*** RECORDED INFORMATION

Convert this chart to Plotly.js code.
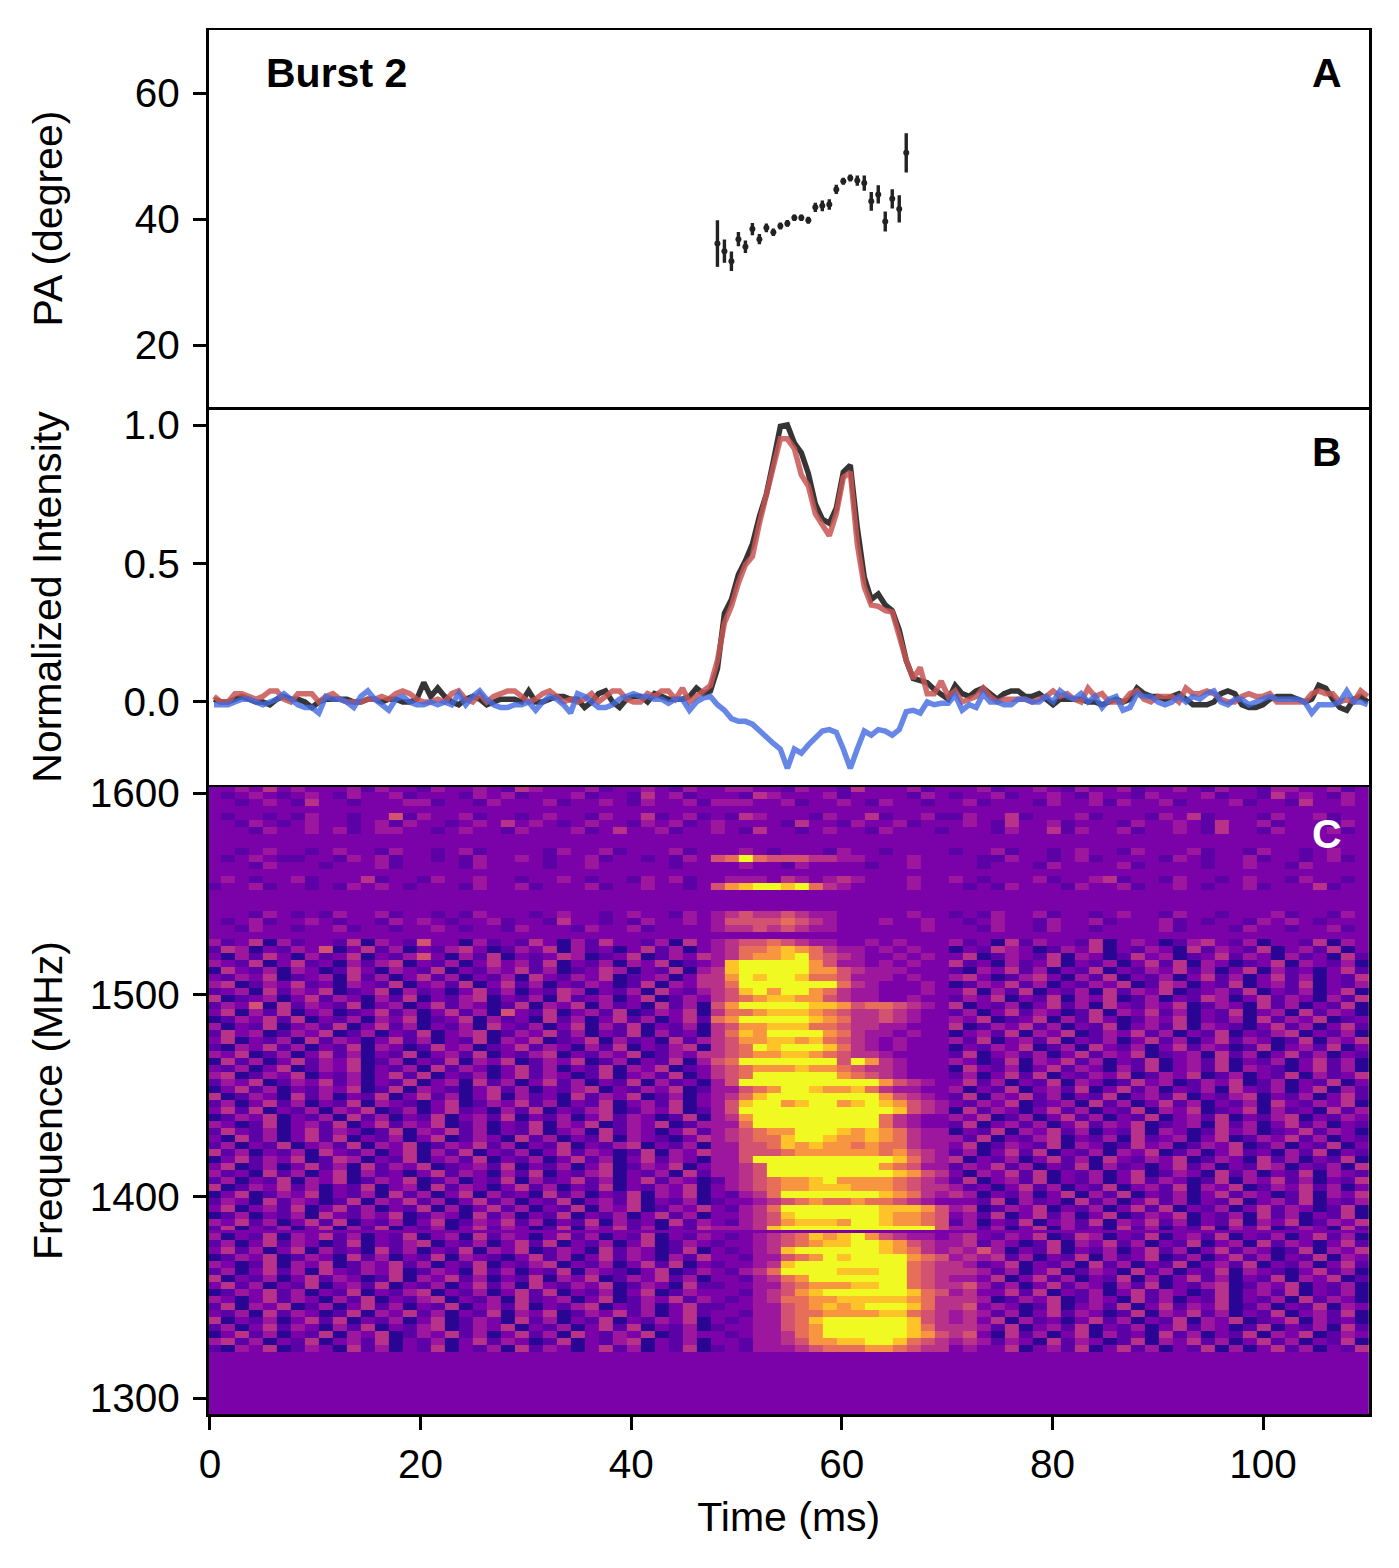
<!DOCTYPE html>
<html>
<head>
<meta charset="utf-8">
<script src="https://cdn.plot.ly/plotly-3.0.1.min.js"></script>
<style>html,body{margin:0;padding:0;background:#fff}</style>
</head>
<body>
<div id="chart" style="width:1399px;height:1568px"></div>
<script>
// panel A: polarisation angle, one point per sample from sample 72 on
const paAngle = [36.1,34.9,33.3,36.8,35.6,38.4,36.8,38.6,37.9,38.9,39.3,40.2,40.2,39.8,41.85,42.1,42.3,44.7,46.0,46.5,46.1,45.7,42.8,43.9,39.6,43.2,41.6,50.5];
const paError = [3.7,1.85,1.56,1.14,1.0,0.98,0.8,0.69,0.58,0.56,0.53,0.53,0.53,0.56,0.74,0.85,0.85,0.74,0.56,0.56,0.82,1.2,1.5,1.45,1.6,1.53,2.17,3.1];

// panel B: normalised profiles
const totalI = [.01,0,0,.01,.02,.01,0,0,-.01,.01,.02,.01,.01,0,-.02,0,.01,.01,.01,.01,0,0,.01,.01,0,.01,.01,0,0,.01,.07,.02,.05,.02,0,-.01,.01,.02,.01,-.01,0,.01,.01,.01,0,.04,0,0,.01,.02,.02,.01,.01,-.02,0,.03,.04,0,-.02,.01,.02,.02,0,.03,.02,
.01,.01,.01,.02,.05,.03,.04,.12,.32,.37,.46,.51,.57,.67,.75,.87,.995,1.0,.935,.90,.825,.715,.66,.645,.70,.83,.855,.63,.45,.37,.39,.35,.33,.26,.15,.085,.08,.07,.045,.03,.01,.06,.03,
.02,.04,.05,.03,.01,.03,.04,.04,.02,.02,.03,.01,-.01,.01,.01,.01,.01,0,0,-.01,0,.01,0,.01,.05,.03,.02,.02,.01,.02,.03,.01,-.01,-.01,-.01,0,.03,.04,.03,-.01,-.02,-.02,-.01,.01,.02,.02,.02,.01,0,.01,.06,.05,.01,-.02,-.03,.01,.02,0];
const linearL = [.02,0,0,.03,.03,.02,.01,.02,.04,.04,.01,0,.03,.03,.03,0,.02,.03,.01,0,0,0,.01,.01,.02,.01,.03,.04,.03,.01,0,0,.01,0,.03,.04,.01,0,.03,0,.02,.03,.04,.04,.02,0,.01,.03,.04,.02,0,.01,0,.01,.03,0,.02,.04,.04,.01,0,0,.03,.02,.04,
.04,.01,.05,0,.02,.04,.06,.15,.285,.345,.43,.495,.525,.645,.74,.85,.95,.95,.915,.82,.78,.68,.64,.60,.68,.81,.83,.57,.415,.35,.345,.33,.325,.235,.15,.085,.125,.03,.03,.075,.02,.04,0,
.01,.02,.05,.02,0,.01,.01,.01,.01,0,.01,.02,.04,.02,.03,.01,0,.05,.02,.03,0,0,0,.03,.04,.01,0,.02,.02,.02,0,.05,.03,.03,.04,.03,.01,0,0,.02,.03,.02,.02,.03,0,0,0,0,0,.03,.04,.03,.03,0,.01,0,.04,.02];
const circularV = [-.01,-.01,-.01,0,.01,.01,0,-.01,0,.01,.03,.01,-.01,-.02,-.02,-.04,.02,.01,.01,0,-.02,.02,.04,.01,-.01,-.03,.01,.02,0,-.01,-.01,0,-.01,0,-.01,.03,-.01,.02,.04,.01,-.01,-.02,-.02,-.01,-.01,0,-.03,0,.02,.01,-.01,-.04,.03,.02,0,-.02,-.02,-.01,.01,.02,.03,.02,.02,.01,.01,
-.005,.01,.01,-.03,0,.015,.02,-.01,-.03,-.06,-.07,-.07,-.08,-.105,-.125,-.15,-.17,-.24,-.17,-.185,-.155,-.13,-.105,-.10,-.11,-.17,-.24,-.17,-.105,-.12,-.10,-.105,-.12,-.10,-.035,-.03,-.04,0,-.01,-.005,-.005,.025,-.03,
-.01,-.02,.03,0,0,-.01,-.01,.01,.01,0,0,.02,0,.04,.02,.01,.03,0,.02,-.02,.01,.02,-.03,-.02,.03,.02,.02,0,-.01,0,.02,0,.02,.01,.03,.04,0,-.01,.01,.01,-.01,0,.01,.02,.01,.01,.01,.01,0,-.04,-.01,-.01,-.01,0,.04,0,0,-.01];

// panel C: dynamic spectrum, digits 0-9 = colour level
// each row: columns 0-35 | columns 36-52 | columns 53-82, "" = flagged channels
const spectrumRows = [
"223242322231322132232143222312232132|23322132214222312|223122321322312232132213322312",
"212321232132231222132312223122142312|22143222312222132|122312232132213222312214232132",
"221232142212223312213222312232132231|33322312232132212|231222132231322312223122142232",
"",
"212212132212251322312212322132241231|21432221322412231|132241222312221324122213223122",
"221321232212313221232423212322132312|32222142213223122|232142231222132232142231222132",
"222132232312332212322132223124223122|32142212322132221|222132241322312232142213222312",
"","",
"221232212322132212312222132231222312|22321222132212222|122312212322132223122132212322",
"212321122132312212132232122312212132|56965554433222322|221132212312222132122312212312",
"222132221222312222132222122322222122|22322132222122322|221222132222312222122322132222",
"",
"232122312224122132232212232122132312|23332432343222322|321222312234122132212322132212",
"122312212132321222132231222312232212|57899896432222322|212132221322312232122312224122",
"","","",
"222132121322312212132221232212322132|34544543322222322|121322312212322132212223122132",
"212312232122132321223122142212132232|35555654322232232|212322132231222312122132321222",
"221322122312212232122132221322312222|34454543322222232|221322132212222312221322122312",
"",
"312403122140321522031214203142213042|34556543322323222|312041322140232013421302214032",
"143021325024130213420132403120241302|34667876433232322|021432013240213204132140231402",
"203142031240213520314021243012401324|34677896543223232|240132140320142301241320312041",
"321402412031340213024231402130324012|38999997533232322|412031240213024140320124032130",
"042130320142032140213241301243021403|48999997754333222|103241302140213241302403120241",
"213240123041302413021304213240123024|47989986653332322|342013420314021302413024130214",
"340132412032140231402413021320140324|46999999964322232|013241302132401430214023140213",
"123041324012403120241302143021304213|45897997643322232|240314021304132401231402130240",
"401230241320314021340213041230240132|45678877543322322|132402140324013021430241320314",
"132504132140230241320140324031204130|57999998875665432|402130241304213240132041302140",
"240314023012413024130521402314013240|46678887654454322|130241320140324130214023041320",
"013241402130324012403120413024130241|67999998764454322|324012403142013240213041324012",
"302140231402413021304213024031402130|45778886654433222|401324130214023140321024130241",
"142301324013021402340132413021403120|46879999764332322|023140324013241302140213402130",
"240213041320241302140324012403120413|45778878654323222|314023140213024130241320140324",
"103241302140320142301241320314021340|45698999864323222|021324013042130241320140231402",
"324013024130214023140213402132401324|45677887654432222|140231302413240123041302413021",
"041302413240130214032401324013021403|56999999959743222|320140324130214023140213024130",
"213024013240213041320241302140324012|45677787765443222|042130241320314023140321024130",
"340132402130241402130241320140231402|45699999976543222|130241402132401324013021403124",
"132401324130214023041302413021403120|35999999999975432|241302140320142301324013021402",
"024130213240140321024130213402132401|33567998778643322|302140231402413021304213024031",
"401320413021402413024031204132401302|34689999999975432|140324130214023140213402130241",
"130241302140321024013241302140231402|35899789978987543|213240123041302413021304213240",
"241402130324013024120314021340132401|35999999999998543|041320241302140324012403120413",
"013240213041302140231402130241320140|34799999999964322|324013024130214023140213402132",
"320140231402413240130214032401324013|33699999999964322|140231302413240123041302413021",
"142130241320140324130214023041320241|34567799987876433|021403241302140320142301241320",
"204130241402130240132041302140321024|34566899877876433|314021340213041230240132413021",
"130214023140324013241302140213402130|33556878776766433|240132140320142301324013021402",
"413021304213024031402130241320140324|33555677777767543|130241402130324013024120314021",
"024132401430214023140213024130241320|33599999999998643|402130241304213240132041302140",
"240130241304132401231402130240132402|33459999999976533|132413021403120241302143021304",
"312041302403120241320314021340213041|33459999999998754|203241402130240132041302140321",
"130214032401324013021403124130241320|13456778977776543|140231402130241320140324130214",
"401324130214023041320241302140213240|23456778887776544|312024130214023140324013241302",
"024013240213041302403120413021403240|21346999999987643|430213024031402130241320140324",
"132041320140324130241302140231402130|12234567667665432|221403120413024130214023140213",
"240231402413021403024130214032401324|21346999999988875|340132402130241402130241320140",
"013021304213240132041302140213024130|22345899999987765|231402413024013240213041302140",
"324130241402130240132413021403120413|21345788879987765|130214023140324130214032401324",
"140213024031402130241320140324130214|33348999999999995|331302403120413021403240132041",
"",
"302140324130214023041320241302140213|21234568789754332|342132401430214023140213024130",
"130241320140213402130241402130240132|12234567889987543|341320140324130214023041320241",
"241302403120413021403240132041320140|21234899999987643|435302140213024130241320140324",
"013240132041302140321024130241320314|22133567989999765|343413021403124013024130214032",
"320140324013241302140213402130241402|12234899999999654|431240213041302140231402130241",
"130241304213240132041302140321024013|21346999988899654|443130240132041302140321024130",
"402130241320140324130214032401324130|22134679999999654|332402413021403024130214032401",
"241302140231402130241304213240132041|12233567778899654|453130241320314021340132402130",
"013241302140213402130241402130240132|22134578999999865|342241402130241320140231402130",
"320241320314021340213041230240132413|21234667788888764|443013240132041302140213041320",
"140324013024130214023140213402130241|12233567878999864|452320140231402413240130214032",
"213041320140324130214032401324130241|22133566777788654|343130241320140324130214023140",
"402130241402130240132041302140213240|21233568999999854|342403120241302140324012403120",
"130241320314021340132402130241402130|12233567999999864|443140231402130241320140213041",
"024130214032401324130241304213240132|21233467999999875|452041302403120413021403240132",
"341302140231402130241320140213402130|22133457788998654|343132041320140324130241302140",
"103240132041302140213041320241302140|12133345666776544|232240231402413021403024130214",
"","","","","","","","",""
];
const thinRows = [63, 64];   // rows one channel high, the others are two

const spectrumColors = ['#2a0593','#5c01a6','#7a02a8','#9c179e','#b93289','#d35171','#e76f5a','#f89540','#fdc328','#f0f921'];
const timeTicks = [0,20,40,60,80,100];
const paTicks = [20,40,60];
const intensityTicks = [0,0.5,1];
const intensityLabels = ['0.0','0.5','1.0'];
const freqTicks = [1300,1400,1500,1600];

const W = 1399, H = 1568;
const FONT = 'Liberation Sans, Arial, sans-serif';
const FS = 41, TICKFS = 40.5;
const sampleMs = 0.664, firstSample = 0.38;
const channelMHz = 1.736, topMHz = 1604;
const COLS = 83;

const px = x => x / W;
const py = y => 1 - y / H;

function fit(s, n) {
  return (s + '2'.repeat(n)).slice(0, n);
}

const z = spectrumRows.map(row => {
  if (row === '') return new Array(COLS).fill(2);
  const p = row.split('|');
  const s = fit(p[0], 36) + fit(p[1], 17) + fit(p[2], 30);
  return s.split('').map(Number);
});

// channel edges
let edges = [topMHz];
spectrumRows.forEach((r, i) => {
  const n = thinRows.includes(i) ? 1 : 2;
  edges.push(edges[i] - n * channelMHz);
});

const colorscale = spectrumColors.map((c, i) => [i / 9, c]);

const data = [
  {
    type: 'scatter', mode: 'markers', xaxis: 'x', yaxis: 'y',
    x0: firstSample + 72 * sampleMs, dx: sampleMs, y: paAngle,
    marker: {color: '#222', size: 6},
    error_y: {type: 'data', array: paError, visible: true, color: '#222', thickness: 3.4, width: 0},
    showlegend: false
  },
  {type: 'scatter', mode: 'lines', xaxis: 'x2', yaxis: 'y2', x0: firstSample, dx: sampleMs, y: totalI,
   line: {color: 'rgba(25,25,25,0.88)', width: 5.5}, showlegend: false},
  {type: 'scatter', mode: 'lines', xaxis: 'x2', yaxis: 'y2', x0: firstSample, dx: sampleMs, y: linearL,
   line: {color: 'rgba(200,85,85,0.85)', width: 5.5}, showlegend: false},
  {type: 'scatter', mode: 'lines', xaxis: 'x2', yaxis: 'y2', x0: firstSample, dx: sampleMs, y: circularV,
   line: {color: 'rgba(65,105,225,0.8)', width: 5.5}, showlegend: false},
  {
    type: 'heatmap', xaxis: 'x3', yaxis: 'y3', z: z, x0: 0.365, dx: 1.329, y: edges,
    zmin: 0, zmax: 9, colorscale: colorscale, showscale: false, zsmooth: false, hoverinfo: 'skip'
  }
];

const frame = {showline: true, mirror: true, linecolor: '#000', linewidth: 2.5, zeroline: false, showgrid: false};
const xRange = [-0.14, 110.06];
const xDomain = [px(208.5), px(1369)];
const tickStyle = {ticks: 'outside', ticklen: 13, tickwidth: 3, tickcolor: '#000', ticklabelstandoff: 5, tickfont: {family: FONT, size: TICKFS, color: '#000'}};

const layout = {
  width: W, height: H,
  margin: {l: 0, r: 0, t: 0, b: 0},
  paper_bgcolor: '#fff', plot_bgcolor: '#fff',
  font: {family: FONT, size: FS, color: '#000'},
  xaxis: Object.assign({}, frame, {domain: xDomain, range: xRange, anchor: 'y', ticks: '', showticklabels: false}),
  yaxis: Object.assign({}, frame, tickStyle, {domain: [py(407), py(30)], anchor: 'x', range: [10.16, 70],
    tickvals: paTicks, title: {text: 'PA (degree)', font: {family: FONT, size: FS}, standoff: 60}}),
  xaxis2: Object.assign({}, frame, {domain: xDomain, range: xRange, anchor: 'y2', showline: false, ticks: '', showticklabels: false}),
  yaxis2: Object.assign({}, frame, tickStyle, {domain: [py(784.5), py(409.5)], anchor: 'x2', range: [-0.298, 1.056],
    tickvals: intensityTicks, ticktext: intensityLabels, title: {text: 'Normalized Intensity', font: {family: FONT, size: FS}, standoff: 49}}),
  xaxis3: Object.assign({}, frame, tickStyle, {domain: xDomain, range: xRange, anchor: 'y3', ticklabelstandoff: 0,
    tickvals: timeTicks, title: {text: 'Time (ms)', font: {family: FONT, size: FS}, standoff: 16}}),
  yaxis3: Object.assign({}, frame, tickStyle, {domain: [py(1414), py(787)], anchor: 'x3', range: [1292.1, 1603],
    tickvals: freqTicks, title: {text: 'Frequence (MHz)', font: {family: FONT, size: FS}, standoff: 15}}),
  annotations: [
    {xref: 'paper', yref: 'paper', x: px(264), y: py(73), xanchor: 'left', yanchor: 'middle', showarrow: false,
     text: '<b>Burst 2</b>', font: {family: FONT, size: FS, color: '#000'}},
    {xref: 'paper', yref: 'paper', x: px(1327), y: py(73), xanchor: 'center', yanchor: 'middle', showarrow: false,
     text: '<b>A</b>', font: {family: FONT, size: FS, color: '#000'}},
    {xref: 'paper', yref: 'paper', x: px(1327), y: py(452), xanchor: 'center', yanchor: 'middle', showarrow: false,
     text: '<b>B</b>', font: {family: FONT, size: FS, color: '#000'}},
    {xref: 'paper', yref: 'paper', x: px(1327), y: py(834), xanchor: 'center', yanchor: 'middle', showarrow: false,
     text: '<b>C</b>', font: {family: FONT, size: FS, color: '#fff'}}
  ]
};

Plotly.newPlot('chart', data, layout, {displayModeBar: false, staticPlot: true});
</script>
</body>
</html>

******

Identify each line containing the string "chart" and copy it out.

COMPLETE ANSWER |
Convert this chart to Plotly.js code.
<div id="chart" style="width:1399px;height:1568px"></div>
Plotly.newPlot('chart', data, layout, {displayModeBar: false, staticPlot: true});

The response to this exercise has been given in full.